-- START OF Listed entries --
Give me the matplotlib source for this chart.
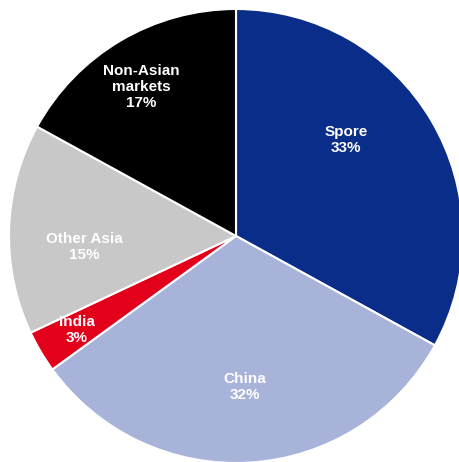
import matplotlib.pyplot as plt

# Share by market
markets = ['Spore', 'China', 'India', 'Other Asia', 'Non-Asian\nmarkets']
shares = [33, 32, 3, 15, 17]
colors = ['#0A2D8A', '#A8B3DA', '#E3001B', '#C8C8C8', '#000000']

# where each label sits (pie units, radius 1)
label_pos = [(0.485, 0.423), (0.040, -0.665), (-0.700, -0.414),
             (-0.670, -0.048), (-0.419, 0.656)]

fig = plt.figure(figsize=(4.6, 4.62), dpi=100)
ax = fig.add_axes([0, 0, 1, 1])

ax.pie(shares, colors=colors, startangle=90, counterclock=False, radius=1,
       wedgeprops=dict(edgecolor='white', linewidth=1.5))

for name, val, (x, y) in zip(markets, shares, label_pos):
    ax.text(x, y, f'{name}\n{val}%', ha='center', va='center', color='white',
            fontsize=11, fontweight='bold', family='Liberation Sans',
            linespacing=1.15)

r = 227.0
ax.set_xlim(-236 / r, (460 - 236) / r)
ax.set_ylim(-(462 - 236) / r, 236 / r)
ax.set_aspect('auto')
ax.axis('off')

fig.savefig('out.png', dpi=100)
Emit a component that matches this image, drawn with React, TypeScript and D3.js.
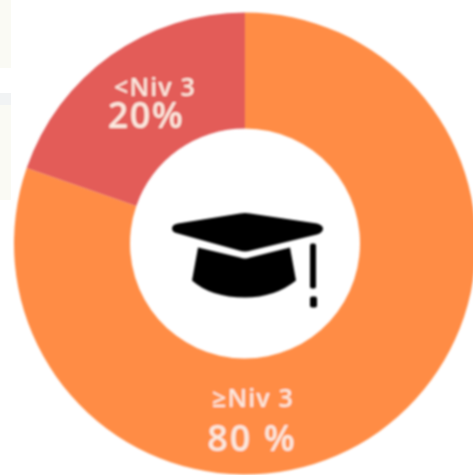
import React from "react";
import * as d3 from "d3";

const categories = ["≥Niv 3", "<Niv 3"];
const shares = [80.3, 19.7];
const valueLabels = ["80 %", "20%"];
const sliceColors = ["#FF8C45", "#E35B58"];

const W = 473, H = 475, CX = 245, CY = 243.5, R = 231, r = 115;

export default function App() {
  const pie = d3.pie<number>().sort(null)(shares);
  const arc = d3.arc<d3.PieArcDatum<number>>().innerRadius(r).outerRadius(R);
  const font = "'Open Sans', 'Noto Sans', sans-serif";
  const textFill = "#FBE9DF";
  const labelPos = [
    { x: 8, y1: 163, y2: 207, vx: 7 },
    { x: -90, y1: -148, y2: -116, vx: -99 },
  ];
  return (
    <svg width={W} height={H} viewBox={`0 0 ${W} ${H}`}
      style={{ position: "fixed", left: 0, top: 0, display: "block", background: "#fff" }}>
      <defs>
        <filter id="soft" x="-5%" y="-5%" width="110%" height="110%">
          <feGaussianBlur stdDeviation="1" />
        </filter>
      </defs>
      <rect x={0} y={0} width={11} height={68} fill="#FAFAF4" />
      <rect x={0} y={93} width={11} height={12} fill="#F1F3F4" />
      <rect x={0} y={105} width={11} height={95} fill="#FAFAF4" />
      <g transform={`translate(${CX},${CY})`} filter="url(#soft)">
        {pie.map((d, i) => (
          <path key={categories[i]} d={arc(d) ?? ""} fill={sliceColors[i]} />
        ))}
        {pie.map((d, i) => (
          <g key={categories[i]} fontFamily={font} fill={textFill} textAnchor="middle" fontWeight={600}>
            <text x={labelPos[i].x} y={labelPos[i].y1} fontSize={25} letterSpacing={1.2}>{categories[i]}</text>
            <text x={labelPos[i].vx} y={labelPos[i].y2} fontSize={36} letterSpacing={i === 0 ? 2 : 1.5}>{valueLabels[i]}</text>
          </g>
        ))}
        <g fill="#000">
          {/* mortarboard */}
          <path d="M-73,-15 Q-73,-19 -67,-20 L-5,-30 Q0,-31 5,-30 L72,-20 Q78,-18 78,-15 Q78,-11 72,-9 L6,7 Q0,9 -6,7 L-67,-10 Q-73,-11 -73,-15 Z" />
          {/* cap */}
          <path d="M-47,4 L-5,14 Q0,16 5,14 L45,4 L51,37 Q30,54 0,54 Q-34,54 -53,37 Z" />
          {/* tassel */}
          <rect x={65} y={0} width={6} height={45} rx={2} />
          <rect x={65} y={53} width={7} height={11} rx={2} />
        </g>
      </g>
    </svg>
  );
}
-- END OF Listed entries --
_What is required_
Repeat the lines above exactly, beginning with the one containing "Emit a component" and finishing with the one containing "const W = 473, H". No pictures belong in the copy.

_Result_
Emit a component that matches this image, drawn with React, TypeScript and D3.js.
import React from "react";
import * as d3 from "d3";

const categories = ["≥Niv 3", "<Niv 3"];
const shares = [80.3, 19.7];
const valueLabels = ["80 %", "20%"];
const sliceColors = ["#FF8C45", "#E35B58"];

const W = 473, H = 475, CX = 245, CY = 243.5, R = 231, r = 115;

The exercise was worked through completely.